Work to complete: Line by line, repeat the data below exactly, beginning at the first line and ending at the line with "const kmPts: [number, number][]". Omit pictures.

Supplied information:
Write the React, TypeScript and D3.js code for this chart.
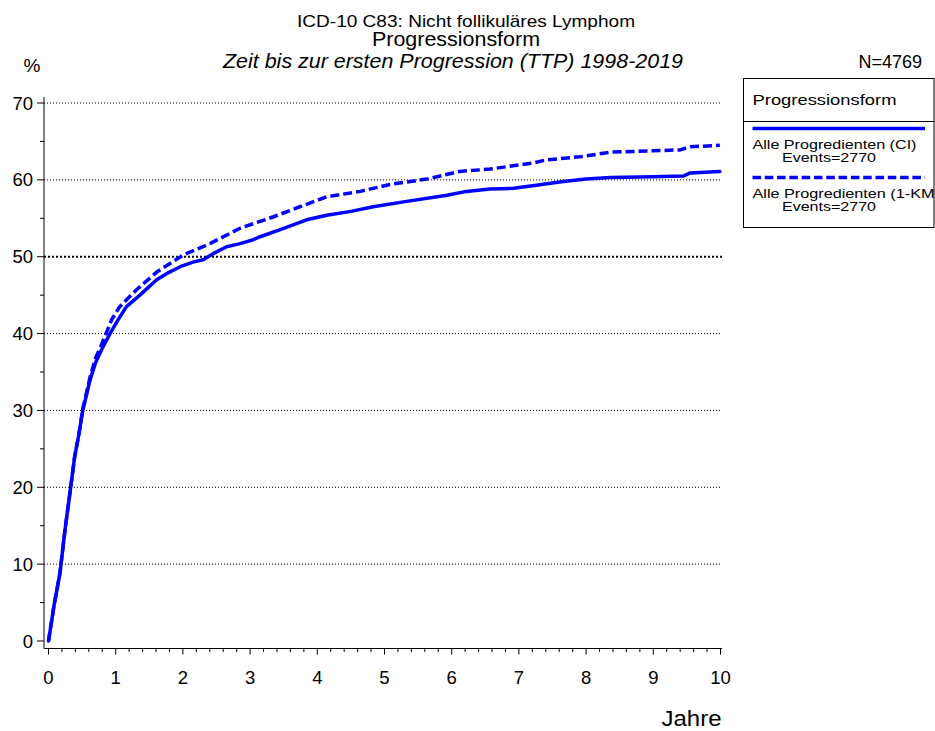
import React from "react";
import * as d3 from "d3";

const ciT = [0, 0.08, 0.17, 0.245, 0.33, 0.39, 0.45, 0.51, 0.62, 0.7, 0.79, 0.915, 1.05, 1.16, 1.36, 1.61, 1.8, 1.96, 2.15, 2.3, 2.45, 2.65, 2.85, 3.04, 3.15, 3.5, 3.84, 4.14, 4.5, 4.83, 5.33, 5.93, 6.22, 6.57, 6.92, 7.26, 7.66, 8.0, 8.36, 9.0, 9.45, 9.55, 9.99];
const ciV = [0, 4.5, 8.8, 14.4, 20, 24, 26.8, 30, 34, 36.2, 37.9, 40, 42, 43.5, 45, 47, 48, 48.7, 49.3, 49.6, 50.4, 51.3, 51.7, 52.2, 52.6, 53.7, 54.8, 55.4, 55.9, 56.5, 57.2, 58.0, 58.5, 58.8, 58.9, 59.3, 59.8, 60.1, 60.3, 60.4, 60.5, 60.9, 61.1];

const kmT = [0, 0.08, 0.17, 0.245, 0.33, 0.39, 0.45, 0.51, 0.62, 0.7, 0.79, 0.94, 1.06, 1.31, 1.61, 2.0, 2.4, 2.85, 3.35, 3.74, 4.14, 4.64, 5.08, 5.63, 6.12, 6.57, 7.21, 7.41, 7.91, 8.36, 9.4, 9.55, 9.99];
const kmV = [0, 4.5, 8.8, 14.4, 20, 24, 26.8, 30.2, 34.4, 36.8, 38.6, 41.8, 43.5, 45.7, 48, 50.2, 51.7, 53.7, 55.2, 56.5, 57.8, 58.5, 59.4, 60.1, 61.1, 61.4, 62.2, 62.6, 63.0, 63.6, 63.9, 64.3, 64.5];

const xTicks = [0, 1, 2, 3, 4, 5, 6, 7, 8, 9, 10];
const yTicks = [0, 10, 20, 30, 40, 50, 60, 70];

const titleLines = ["ICD-10 C83: Nicht follikuläres Lymphom", "Progressionsform", "Zeit bis zur ersten Progression (TTP) 1998-2019"];
const legendTitle = "Progressionsform";
const seriesNames = ["Alle Progredienten (CI)", "Alle Progredienten (1-KM"];
const seriesEvents = ["Events=2770", "Events=2770"];

const FONT = "'Liberation Sans', Arial, sans-serif";
const BLUE = "#0000ff";

export default function App() {
  const W = 935, H = 731;
  const x = d3.scaleLinear().domain([0, 10]).range([48.5, 720.5]);
  const y = d3.scaleLinear().domain([0, 70]).range([641, 103]);
  const axX = 44, axY = 648.5;

  const line = d3.line<[number, number]>().x(d => x(d[0])).y(d => y(d[1])).curve(d3.curveLinear);
  const ciPts: [number, number][] = ciT.map((t, i) => [t, ciV[i]]);
  const kmPts: [number, number][] = kmT.map((t, i) => [t, kmV[i]]);

  const yMinor = d3.range(0, 71, 5).filter(v => v % 10 !== 0);
  const xMinor = d3.range(0, 10.01, 0.2).filter(v => Math.abs(v - Math.round(v)) > 0.01);

  return (
    <svg width={W} height={H} style={{ position: "absolute", left: 0, top: 0, background: "#fff" }} fontFamily={FONT}>
      <rect x={0} y={0} width={W} height={H} fill="#fff" />
      {/* titles */}
      <text x={297} y={27} fontSize={17} textLength={338} lengthAdjust="spacingAndGlyphs">{titleLines[0]}</text>
      <text x={372} y={46} fontSize={19.5} textLength={168} lengthAdjust="spacingAndGlyphs">{titleLines[1]}</text>
      <text x={223} y={68} fontSize={19.5} fontStyle="italic" textLength={460} lengthAdjust="spacingAndGlyphs">{titleLines[2]}</text>
      <text x={32} y={72} textAnchor="middle" fontSize={19}>%</text>
      <text x={922} y={68} textAnchor="end" fontSize={18}>N=4769</text>

      {/* grid */}
      {yTicks.filter(v => v > 0).map(v => (
        <line key={"g" + v} x1={axX} x2={722} y1={y(v)} y2={y(v)} stroke="#000"
          strokeWidth={v === 50 ? 2 : 1} strokeDasharray={v === 50 ? "2,2" : "1,2"} />
      ))}

      {/* y axis */}
      <line x1={axX} x2={axX} y1={97} y2={axY} stroke="#000" strokeWidth={1} />
      {yTicks.map(v => (
        <g key={"yt" + v}>
          <line x1={axX - 7} x2={axX} y1={y(v)} y2={y(v)} stroke="#000" />
          <text x={33} y={y(v) + 6.5} textAnchor="end" fontSize={18.5}>{v}</text>
        </g>
      ))}
      {yMinor.map(v => (
        <line key={"ym" + v} x1={axX - 4} x2={axX} y1={y(v)} y2={y(v)} stroke="#000" />
      ))}

      {/* x axis */}
      <line x1={axX} x2={722} y1={axY} y2={axY} stroke="#000" strokeWidth={1} />
      {xTicks.map(v => (
        <g key={"xt" + v}>
          <line x1={x(v)} x2={x(v)} y1={axY} y2={axY + 6} stroke="#000" />
          <text x={x(v)} y={684} textAnchor="middle" fontSize={18.5}>{v}</text>
        </g>
      ))}
      {xMinor.map(v => (
        <line key={"xm" + v.toFixed(1)} x1={x(v)} x2={x(v)} y1={axY} y2={axY + 3.5} stroke="#000" />
      ))}
      <text x={661.5} y={726} fontSize={22} textLength={60} lengthAdjust="spacingAndGlyphs">Jahre</text>

      {/* series */}
      <path d={line(kmPts) || ""} fill="none" stroke={BLUE} strokeWidth={3.5} strokeDasharray="9,4" strokeLinejoin="round" />
      <path d={line(ciPts) || ""} fill="none" stroke={BLUE} strokeWidth={3.5} strokeLinejoin="round" strokeLinecap="round" />

      {/* legend */}
      <rect x={743.5} y={78.5} width={190.5} height={149} fill="#fff" stroke="#000" strokeWidth={1} />
      <line x1={743.5} x2={934} y1={121.5} y2={121.5} stroke="#000" />
      <text x={752.5} y={105} fontSize={15.5} textLength={144} lengthAdjust="spacingAndGlyphs">{legendTitle}</text>
      <line x1={752.5} x2={925} y1={128.5} y2={128.5} stroke={BLUE} strokeWidth={3.5} />
      <text x={752.5} y={149} fontSize={13.5} textLength={164} lengthAdjust="spacingAndGlyphs">{seriesNames[0]}</text>
      <text x={782} y={161.5} fontSize={13.5} textLength={94} lengthAdjust="spacingAndGlyphs">{seriesEvents[0]}</text>
      <line x1={752.5} x2={925} y1={177.5} y2={177.5} stroke={BLUE} strokeWidth={3.5} strokeDasharray="8.5,3.8" />
      <text x={752.5} y={198} fontSize={13.5} textLength={182} lengthAdjust="spacingAndGlyphs">{seriesNames[1]}</text>
      <text x={782} y={210.5} fontSize={13.5} textLength={94} lengthAdjust="spacingAndGlyphs">{seriesEvents[1]}</text>
    </svg>
  );
}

Answer for this exercise:
Write the React, TypeScript and D3.js code for this chart.
import React from "react";
import * as d3 from "d3";

const ciT = [0, 0.08, 0.17, 0.245, 0.33, 0.39, 0.45, 0.51, 0.62, 0.7, 0.79, 0.915, 1.05, 1.16, 1.36, 1.61, 1.8, 1.96, 2.15, 2.3, 2.45, 2.65, 2.85, 3.04, 3.15, 3.5, 3.84, 4.14, 4.5, 4.83, 5.33, 5.93, 6.22, 6.57, 6.92, 7.26, 7.66, 8.0, 8.36, 9.0, 9.45, 9.55, 9.99];
const ciV = [0, 4.5, 8.8, 14.4, 20, 24, 26.8, 30, 34, 36.2, 37.9, 40, 42, 43.5, 45, 47, 48, 48.7, 49.3, 49.6, 50.4, 51.3, 51.7, 52.2, 52.6, 53.7, 54.8, 55.4, 55.9, 56.5, 57.2, 58.0, 58.5, 58.8, 58.9, 59.3, 59.8, 60.1, 60.3, 60.4, 60.5, 60.9, 61.1];

const kmT = [0, 0.08, 0.17, 0.245, 0.33, 0.39, 0.45, 0.51, 0.62, 0.7, 0.79, 0.94, 1.06, 1.31, 1.61, 2.0, 2.4, 2.85, 3.35, 3.74, 4.14, 4.64, 5.08, 5.63, 6.12, 6.57, 7.21, 7.41, 7.91, 8.36, 9.4, 9.55, 9.99];
const kmV = [0, 4.5, 8.8, 14.4, 20, 24, 26.8, 30.2, 34.4, 36.8, 38.6, 41.8, 43.5, 45.7, 48, 50.2, 51.7, 53.7, 55.2, 56.5, 57.8, 58.5, 59.4, 60.1, 61.1, 61.4, 62.2, 62.6, 63.0, 63.6, 63.9, 64.3, 64.5];

const xTicks = [0, 1, 2, 3, 4, 5, 6, 7, 8, 9, 10];
const yTicks = [0, 10, 20, 30, 40, 50, 60, 70];

const titleLines = ["ICD-10 C83: Nicht follikuläres Lymphom", "Progressionsform", "Zeit bis zur ersten Progression (TTP) 1998-2019"];
const legendTitle = "Progressionsform";
const seriesNames = ["Alle Progredienten (CI)", "Alle Progredienten (1-KM"];
const seriesEvents = ["Events=2770", "Events=2770"];

const FONT = "'Liberation Sans', Arial, sans-serif";
const BLUE = "#0000ff";

export default function App() {
  const W = 935, H = 731;
  const x = d3.scaleLinear().domain([0, 10]).range([48.5, 720.5]);
  const y = d3.scaleLinear().domain([0, 70]).range([641, 103]);
  const axX = 44, axY = 648.5;

  const line = d3.line<[number, number]>().x(d => x(d[0])).y(d => y(d[1])).curve(d3.curveLinear);
  const ciPts: [number, number][] = ciT.map((t, i) => [t, ciV[i]]);
  const kmPts: [number, number][] = kmT.map((t, i) => [t, kmV[i]]);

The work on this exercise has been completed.